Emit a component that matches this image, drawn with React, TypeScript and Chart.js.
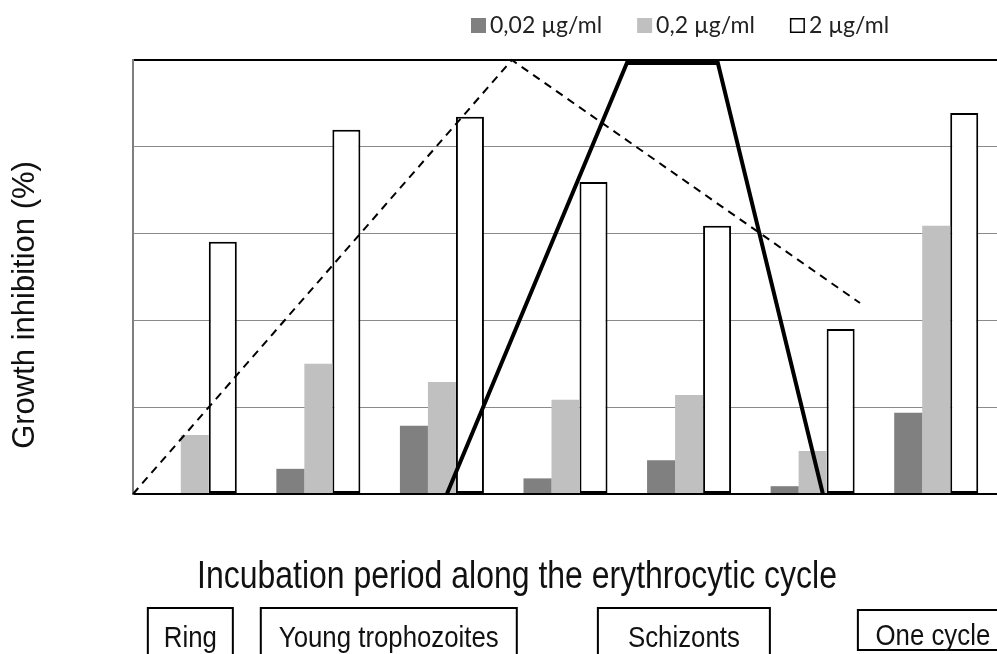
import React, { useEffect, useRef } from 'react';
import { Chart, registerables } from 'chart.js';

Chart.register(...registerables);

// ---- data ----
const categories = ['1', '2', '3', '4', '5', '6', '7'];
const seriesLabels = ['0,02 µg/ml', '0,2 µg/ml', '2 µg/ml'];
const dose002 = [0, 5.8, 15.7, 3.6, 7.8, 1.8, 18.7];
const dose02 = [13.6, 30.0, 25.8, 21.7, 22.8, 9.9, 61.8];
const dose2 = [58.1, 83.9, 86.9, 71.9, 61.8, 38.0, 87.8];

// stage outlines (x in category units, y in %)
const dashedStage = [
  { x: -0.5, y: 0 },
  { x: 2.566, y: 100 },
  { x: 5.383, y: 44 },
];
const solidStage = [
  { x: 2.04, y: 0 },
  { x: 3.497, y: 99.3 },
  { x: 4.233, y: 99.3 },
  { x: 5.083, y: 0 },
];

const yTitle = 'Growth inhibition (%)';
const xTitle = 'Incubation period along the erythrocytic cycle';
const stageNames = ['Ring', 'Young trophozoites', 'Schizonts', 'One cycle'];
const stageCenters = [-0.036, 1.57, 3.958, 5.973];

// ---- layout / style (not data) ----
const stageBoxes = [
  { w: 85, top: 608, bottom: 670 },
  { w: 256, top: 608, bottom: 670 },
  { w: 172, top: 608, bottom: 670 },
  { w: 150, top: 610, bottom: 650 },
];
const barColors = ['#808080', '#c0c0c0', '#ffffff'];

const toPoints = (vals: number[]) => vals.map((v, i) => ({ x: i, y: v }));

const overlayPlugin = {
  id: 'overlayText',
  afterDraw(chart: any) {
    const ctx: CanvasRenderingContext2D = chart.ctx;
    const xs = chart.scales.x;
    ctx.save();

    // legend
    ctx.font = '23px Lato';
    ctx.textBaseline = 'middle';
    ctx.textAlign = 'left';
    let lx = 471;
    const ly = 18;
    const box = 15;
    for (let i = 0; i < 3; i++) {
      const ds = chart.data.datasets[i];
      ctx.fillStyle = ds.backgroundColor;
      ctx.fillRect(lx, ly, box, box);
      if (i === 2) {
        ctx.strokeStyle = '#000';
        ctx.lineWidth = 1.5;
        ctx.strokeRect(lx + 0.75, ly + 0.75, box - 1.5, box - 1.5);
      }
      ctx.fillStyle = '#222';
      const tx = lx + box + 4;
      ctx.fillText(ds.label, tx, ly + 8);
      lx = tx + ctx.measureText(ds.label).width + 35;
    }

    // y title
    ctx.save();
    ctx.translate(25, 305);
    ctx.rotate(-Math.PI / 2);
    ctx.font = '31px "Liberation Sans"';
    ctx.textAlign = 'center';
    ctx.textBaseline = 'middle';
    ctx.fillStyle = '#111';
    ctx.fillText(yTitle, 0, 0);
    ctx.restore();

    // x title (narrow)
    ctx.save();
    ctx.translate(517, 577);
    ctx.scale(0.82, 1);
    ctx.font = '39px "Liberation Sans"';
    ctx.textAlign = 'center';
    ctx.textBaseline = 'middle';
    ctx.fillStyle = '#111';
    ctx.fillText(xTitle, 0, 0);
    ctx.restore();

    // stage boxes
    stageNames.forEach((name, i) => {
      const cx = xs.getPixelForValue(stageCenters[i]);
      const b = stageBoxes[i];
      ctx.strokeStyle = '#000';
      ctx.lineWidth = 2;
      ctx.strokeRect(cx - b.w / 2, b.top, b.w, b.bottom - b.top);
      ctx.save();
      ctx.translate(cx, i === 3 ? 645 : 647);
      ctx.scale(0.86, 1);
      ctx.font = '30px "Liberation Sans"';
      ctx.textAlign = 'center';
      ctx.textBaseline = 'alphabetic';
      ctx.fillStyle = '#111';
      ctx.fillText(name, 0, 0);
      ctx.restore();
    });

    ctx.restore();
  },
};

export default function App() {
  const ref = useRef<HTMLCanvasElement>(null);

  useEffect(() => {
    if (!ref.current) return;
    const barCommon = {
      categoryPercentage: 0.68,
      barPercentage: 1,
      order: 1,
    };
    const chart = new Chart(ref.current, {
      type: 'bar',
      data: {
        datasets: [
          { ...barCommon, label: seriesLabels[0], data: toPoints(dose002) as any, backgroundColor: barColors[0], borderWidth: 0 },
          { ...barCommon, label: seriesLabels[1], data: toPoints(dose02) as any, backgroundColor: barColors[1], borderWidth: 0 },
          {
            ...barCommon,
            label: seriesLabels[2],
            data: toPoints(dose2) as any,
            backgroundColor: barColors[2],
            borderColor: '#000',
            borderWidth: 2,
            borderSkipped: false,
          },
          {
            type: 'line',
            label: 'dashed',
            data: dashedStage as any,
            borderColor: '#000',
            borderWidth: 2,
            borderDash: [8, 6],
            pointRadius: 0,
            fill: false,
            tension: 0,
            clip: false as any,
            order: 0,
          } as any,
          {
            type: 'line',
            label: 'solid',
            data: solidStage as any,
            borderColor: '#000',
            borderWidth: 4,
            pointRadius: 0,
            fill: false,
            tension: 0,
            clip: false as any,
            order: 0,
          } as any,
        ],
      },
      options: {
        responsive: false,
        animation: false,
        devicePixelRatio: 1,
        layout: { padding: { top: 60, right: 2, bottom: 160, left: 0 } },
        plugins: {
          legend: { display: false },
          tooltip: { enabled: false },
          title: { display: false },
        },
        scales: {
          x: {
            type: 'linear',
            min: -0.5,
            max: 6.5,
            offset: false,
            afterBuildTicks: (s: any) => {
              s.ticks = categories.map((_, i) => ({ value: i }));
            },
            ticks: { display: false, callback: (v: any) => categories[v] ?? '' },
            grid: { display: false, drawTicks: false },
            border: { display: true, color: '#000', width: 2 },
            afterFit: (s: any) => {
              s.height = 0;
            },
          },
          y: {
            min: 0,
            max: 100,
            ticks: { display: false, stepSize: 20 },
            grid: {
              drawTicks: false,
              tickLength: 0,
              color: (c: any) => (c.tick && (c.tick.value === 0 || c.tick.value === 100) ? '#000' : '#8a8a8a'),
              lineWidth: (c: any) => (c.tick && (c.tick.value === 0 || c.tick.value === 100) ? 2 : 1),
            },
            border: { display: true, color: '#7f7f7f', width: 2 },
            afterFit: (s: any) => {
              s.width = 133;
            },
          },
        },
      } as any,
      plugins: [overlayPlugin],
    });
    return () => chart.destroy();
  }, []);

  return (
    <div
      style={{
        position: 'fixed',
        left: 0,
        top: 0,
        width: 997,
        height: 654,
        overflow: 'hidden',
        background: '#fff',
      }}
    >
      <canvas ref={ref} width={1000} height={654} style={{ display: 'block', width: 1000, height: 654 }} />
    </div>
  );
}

**Required task**
The data above needs to be retyped exactly, with the images left out.

**Solved exercise**
Emit a component that matches this image, drawn with React, TypeScript and Chart.js.
import React, { useEffect, useRef } from 'react';
import { Chart, registerables } from 'chart.js';

Chart.register(...registerables);

// ---- data ----
const categories = ['1', '2', '3', '4', '5', '6', '7'];
const seriesLabels = ['0,02 µg/ml', '0,2 µg/ml', '2 µg/ml'];
const dose002 = [0, 5.8, 15.7, 3.6, 7.8, 1.8, 18.7];
const dose02 = [13.6, 30.0, 25.8, 21.7, 22.8, 9.9, 61.8];
const dose2 = [58.1, 83.9, 86.9, 71.9, 61.8, 38.0, 87.8];

// stage outlines (x in category units, y in %)
const dashedStage = [
  { x: -0.5, y: 0 },
  { x: 2.566, y: 100 },
  { x: 5.383, y: 44 },
];
const solidStage = [
  { x: 2.04, y: 0 },
  { x: 3.497, y: 99.3 },
  { x: 4.233, y: 99.3 },
  { x: 5.083, y: 0 },
];

const yTitle = 'Growth inhibition (%)';
const xTitle = 'Incubation period along the erythrocytic cycle';
const stageNames = ['Ring', 'Young trophozoites', 'Schizonts', 'One cycle'];
const stageCenters = [-0.036, 1.57, 3.958, 5.973];

// ---- layout / style (not data) ----
const stageBoxes = [
  { w: 85, top: 608, bottom: 670 },
  { w: 256, top: 608, bottom: 670 },
  { w: 172, top: 608, bottom: 670 },
  { w: 150, top: 610, bottom: 650 },
];
const barColors = ['#808080', '#c0c0c0', '#ffffff'];

const toPoints = (vals: number[]) => vals.map((v, i) => ({ x: i, y: v }));

const overlayPlugin = {
  id: 'overlayText',
  afterDraw(chart: any) {
    const ctx: CanvasRenderingContext2D = chart.ctx;
    const xs = chart.scales.x;
    ctx.save();

    // legend
    ctx.font = '23px Lato';
    ctx.textBaseline = 'middle';
    ctx.textAlign = 'left';
    let lx = 471;
    const ly = 18;
    const box = 15;
    for (let i = 0; i < 3; i++) {
      const ds = chart.data.datasets[i];
      ctx.fillStyle = ds.backgroundColor;
      ctx.fillRect(lx, ly, box, box);
      if (i === 2) {
        ctx.strokeStyle = '#000';
        ctx.lineWidth = 1.5;
        ctx.strokeRect(lx + 0.75, ly + 0.75, box - 1.5, box - 1.5);
      }
      ctx.fillStyle = '#222';
      const tx = lx + box + 4;
      ctx.fillText(ds.label, tx, ly + 8);
      lx = tx + ctx.measureText(ds.label).width + 35;
    }

    // y title
    ctx.save();
    ctx.translate(25, 305);
    ctx.rotate(-Math.PI / 2);
    ctx.font = '31px "Liberation Sans"';
    ctx.textAlign = 'center';
    ctx.textBaseline = 'middle';
    ctx.fillStyle = '#111';
    ctx.fillText(yTitle, 0, 0);
    ctx.restore();

    // x title (narrow)
    ctx.save();
    ctx.translate(517, 577);
    ctx.scale(0.82, 1);
    ctx.font = '39px "Liberation Sans"';
    ctx.textAlign = 'center';
    ctx.textBaseline = 'middle';
    ctx.fillStyle = '#111';
    ctx.fillText(xTitle, 0, 0);
    ctx.restore();

    // stage boxes
    stageNames.forEach((name, i) => {
      const cx = xs.getPixelForValue(stageCenters[i]);
      const b = stageBoxes[i];
      ctx.strokeStyle = '#000';
      ctx.lineWidth = 2;
      ctx.strokeRect(cx - b.w / 2, b.top, b.w, b.bottom - b.top);
      ctx.save();
      ctx.translate(cx, i === 3 ? 645 : 647);
      ctx.scale(0.86, 1);
      ctx.font = '30px "Liberation Sans"';
      ctx.textAlign = 'center';
      ctx.textBaseline = 'alphabetic';
      ctx.fillStyle = '#111';
      ctx.fillText(name, 0, 0);
      ctx.restore();
    });

    ctx.restore();
  },
};

export default function App() {
  const ref = useRef<HTMLCanvasElement>(null);

  useEffect(() => {
    if (!ref.current) return;
    const barCommon = {
      categoryPercentage: 0.68,
      barPercentage: 1,
      order: 1,
    };
    const chart = new Chart(ref.current, {
      type: 'bar',
      data: {
        datasets: [
          { ...barCommon, label: seriesLabels[0], data: toPoints(dose002) as any, backgroundColor: barColors[0], borderWidth: 0 },
          { ...barCommon, label: seriesLabels[1], data: toPoints(dose02) as any, backgroundColor: barColors[1], borderWidth: 0 },
          {
            ...barCommon,
            label: seriesLabels[2],
            data: toPoints(dose2) as any,
            backgroundColor: barColors[2],
            borderColor: '#000',
            borderWidth: 2,
            borderSkipped: false,
          },
          {
            type: 'line',
            label: 'dashed',
            data: dashedStage as any,
            borderColor: '#000',
            borderWidth: 2,
            borderDash: [8, 6],
            pointRadius: 0,
            fill: false,
            tension: 0,
            clip: false as any,
            order: 0,
          } as any,
          {
            type: 'line',
            label: 'solid',
            data: solidStage as any,
            borderColor: '#000',
            borderWidth: 4,
            pointRadius: 0,
            fill: false,
            tension: 0,
            clip: false as any,
            order: 0,
          } as any,
        ],
      },
      options: {
        responsive: false,
        animation: false,
        devicePixelRatio: 1,
        layout: { padding: { top: 60, right: 2, bottom: 160, left: 0 } },
        plugins: {
          legend: { display: false },
          tooltip: { enabled: false },
          title: { display: false },
        },
        scales: {
          x: {
            type: 'linear',
            min: -0.5,
            max: 6.5,
            offset: false,
            afterBuildTicks: (s: any) => {
              s.ticks = categories.map((_, i) => ({ value: i }));
            },
            ticks: { display: false, callback: (v: any) => categories[v] ?? '' },
            grid: { display: false, drawTicks: false },
            border: { display: true, color: '#000', width: 2 },
            afterFit: (s: any) => {
              s.height = 0;
            },
          },
          y: {
            min: 0,
            max: 100,
            ticks: { display: false, stepSize: 20 },
            grid: {
              drawTicks: false,
              tickLength: 0,
              color: (c: any) => (c.tick && (c.tick.value === 0 || c.tick.value === 100) ? '#000' : '#8a8a8a'),
              lineWidth: (c: any) => (c.tick && (c.tick.value === 0 || c.tick.value === 100) ? 2 : 1),
            },
            border: { display: true, color: '#7f7f7f', width: 2 },
            afterFit: (s: any) => {
              s.width = 133;
            },
          },
        },
      } as any,
      plugins: [overlayPlugin],
    });
    return () => chart.destroy();
  }, []);

  return (
    <div
      style={{
        position: 'fixed',
        left: 0,
        top: 0,
        width: 997,
        height: 654,
        overflow: 'hidden',
        background: '#fff',
      }}
    >
      <canvas ref={ref} width={1000} height={654} style={{ display: 'block', width: 1000, height: 654 }} />
    </div>
  );
}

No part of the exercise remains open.